◆ Task prompt: Which lines hold the word "that"? Copy each of them.

◆ Stored data:

<<<<

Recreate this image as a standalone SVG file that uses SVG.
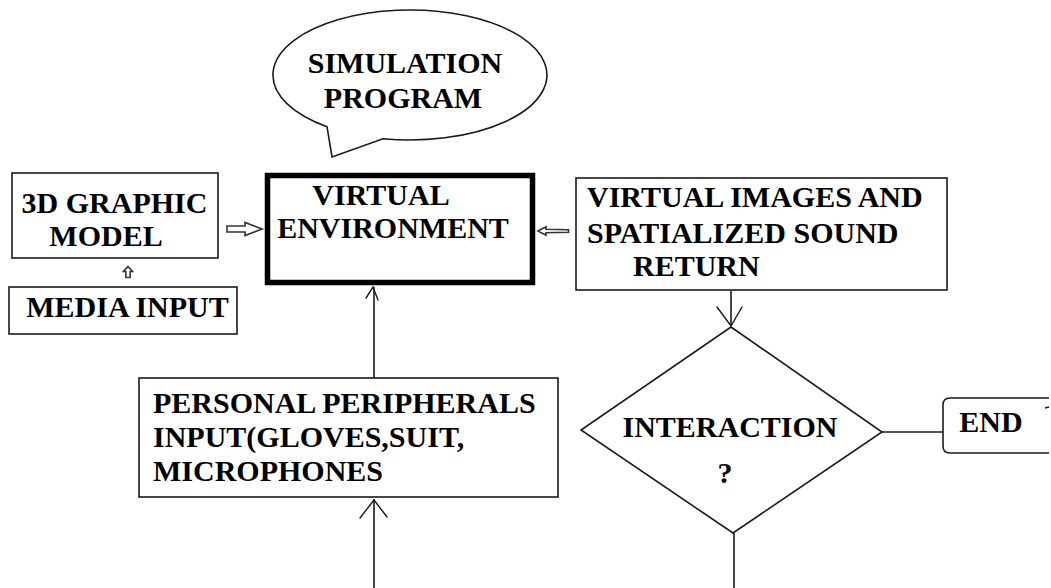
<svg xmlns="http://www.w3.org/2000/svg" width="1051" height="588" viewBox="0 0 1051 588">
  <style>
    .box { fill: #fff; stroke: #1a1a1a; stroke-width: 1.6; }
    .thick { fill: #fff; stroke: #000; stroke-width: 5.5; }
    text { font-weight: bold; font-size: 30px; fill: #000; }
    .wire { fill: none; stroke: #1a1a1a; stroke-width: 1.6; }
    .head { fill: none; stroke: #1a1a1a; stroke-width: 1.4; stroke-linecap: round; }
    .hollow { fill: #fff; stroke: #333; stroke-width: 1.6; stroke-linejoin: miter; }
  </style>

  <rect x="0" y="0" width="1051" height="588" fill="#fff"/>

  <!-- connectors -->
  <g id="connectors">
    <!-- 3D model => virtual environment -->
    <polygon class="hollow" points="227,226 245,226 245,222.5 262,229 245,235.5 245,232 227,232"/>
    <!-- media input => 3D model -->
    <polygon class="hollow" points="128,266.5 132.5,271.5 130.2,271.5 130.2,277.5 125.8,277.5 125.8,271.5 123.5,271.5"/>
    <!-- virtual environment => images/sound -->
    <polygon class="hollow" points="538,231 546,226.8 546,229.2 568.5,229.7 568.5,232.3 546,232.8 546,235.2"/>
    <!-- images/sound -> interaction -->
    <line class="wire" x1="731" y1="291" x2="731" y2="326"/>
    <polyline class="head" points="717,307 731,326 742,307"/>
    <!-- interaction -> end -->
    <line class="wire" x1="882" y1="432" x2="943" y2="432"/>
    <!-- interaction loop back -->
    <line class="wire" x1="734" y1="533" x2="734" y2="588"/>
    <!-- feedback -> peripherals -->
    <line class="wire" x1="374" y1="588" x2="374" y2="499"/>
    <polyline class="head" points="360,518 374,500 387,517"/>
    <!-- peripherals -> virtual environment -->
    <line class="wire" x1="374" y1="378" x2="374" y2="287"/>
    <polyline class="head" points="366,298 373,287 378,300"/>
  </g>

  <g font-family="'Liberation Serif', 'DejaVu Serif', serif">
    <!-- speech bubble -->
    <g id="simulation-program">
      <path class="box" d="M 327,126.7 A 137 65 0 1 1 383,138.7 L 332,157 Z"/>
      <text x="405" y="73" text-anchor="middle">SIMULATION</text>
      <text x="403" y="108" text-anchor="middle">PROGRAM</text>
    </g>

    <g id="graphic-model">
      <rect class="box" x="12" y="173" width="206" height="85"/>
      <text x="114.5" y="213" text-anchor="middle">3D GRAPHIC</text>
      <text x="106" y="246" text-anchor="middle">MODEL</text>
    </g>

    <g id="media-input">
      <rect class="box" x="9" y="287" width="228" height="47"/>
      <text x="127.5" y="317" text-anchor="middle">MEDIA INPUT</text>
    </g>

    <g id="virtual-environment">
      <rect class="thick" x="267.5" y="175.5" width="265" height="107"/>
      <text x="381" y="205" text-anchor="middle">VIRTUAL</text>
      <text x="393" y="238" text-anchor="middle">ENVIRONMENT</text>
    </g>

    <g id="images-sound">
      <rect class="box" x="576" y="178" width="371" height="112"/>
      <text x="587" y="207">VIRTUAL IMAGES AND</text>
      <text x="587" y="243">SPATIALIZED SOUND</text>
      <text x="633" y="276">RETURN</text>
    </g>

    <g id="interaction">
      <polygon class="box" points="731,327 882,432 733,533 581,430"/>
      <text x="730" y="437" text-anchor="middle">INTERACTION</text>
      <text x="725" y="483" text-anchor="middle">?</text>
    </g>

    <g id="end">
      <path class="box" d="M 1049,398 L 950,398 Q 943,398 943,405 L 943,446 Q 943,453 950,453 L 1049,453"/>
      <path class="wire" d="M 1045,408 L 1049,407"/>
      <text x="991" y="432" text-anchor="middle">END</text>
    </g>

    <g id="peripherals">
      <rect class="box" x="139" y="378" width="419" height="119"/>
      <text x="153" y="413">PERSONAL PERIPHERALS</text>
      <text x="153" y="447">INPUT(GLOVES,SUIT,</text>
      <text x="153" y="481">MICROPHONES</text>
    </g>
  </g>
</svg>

>>>>
<<<<

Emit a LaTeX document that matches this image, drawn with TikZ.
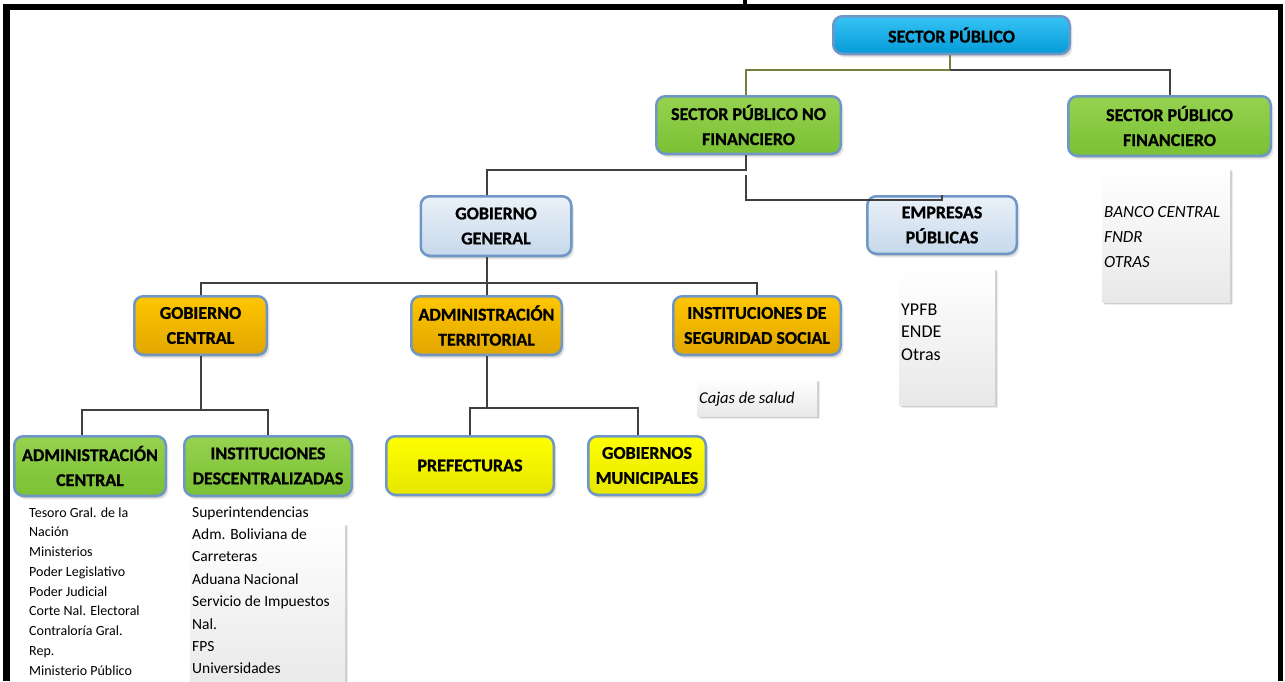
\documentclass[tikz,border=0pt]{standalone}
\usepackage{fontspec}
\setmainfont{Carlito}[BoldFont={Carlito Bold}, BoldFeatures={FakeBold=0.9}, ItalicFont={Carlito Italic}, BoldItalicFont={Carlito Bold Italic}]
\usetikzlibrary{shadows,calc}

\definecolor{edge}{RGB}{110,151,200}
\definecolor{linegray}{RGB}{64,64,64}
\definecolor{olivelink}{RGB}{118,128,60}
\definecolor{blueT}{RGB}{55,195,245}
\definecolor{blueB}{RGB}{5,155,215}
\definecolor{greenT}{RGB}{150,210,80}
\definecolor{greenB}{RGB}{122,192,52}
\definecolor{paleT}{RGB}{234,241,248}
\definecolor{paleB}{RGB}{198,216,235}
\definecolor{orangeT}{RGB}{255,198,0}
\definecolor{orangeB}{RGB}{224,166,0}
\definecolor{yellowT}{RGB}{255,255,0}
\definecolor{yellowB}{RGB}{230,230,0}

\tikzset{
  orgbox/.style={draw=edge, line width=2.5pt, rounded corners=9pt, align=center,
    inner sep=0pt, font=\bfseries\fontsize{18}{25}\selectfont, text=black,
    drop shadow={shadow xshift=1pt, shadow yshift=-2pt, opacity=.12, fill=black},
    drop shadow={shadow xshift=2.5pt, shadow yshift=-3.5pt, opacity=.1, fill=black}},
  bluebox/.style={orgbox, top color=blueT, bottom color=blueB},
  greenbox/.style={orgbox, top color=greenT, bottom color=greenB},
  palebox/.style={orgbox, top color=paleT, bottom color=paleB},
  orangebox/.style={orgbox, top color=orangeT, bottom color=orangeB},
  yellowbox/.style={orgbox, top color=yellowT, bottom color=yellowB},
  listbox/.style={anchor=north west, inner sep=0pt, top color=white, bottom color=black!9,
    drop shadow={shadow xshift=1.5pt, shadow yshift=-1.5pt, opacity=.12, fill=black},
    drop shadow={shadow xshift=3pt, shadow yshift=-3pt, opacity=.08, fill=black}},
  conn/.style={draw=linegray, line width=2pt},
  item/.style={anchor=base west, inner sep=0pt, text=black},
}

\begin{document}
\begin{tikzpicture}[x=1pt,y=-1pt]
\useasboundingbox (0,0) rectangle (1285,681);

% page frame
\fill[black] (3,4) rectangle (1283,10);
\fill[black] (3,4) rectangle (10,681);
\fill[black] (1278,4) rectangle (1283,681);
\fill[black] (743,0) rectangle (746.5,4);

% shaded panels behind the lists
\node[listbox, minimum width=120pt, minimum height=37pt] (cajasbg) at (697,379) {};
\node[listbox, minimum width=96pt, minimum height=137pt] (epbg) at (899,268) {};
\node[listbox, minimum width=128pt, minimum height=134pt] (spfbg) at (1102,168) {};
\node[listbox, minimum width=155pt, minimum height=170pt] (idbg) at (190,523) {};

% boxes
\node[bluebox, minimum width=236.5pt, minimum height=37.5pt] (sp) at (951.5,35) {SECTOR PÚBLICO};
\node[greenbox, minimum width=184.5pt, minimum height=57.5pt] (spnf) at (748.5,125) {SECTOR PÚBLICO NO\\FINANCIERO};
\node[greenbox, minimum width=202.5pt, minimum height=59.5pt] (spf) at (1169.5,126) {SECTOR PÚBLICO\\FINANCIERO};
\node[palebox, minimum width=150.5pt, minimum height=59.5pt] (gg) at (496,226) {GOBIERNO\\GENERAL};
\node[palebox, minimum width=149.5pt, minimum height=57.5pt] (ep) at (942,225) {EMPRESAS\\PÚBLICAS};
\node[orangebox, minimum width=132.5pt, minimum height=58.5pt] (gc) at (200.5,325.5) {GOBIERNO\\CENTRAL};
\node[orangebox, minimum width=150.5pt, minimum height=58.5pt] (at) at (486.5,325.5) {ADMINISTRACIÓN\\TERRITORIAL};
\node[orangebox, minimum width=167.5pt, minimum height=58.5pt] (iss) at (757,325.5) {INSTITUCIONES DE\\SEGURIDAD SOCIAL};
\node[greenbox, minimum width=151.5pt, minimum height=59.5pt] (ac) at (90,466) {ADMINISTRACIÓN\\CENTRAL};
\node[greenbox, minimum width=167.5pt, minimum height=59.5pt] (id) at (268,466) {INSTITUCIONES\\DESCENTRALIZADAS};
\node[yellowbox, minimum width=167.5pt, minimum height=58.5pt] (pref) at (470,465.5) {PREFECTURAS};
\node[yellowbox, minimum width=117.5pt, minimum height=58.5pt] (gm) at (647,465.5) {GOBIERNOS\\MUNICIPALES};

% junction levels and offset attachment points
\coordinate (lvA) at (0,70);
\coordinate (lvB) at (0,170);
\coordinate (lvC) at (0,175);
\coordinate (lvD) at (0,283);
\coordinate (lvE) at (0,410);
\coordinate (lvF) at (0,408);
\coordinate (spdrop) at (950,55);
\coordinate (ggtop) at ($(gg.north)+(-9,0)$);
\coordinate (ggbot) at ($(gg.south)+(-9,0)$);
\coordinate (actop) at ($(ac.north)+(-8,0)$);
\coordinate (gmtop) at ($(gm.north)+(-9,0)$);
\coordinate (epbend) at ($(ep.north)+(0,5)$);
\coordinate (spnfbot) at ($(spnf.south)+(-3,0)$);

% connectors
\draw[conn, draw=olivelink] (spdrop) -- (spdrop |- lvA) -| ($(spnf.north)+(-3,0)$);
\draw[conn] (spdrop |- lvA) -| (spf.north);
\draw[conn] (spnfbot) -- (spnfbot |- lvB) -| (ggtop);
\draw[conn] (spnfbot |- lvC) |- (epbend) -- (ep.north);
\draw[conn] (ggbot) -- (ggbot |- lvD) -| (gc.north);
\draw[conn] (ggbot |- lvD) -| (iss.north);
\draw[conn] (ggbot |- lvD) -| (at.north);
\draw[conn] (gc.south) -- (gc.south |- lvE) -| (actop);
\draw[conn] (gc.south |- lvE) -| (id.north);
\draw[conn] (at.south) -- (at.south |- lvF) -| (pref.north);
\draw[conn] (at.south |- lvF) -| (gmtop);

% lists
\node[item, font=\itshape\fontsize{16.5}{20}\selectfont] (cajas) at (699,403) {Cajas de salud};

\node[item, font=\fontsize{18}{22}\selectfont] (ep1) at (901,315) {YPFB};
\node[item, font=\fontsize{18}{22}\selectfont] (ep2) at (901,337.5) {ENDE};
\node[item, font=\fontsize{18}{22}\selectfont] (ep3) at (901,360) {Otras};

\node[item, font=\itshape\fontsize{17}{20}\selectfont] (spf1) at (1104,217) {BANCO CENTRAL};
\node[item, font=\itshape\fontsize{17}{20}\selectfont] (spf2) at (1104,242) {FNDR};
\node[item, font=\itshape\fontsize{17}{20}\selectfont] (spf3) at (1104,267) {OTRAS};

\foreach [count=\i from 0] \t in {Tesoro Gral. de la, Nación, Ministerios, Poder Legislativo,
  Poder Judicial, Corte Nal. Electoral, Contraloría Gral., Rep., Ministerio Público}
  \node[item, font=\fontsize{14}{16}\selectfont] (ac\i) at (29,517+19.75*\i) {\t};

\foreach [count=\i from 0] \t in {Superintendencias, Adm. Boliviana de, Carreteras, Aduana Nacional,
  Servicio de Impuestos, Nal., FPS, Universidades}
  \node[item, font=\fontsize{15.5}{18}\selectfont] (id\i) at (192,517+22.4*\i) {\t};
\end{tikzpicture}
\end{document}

>>>>
<<<<

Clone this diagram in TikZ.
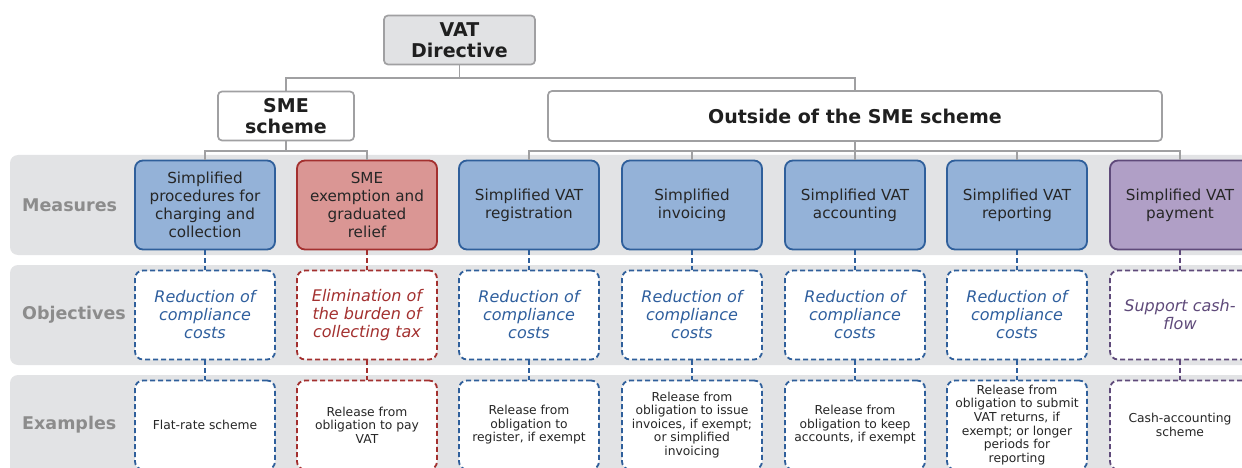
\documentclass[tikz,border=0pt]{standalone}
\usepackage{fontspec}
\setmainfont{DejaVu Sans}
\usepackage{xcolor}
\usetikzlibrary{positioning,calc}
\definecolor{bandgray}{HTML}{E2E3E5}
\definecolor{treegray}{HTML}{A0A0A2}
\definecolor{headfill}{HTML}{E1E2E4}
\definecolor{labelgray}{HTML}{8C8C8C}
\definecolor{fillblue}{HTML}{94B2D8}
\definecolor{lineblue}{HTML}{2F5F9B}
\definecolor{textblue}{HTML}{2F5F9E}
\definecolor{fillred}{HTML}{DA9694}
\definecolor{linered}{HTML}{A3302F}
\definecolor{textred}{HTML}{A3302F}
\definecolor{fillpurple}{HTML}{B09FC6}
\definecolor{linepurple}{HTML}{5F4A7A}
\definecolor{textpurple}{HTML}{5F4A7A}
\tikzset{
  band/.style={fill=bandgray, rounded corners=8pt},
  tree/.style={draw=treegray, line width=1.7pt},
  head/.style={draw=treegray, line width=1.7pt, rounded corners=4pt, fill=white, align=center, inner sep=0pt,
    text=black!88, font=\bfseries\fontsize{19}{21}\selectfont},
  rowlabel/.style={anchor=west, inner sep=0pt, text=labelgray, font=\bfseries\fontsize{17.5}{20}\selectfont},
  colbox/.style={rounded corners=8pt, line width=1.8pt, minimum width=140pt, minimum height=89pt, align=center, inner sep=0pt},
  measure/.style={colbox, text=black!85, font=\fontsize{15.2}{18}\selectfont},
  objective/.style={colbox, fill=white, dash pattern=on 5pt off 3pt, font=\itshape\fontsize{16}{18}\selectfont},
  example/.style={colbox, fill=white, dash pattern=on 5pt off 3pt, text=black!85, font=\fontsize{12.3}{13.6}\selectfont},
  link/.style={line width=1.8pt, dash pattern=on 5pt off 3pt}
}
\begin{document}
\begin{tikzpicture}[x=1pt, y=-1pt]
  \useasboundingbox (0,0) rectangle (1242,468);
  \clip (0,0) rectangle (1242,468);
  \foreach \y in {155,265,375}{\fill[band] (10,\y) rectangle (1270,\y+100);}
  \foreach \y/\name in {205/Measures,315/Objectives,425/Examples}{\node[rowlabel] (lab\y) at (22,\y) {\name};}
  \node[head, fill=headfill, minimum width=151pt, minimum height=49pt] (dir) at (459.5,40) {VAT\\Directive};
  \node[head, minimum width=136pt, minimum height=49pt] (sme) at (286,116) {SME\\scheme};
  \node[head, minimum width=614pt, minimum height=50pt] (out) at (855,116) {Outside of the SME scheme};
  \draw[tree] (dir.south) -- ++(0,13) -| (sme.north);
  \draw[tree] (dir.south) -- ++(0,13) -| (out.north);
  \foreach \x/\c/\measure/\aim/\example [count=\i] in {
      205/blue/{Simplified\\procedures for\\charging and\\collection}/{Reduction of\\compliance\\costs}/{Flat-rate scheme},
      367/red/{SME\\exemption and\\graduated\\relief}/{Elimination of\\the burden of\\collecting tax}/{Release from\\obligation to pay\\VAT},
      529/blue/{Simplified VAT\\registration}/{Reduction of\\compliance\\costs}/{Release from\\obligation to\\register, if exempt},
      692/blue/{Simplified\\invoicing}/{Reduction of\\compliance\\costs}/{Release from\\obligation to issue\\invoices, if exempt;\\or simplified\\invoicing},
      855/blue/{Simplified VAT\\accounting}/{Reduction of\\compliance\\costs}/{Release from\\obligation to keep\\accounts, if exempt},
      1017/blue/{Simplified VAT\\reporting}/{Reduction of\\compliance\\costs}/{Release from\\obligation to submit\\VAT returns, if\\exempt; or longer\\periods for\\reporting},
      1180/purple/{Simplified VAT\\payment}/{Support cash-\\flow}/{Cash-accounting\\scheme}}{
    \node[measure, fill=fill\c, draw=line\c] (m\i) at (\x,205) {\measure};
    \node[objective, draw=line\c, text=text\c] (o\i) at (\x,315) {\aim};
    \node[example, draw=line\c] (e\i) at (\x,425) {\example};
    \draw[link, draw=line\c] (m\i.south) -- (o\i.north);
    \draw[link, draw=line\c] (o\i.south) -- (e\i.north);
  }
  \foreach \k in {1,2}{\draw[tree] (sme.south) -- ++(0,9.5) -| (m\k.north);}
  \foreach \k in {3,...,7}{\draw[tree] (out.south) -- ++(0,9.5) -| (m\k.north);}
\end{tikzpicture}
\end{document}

>>>>

◆ Response:
Recreate this image as a standalone SVG file that uses SVG.
Emit a LaTeX document that matches this image, drawn with TikZ.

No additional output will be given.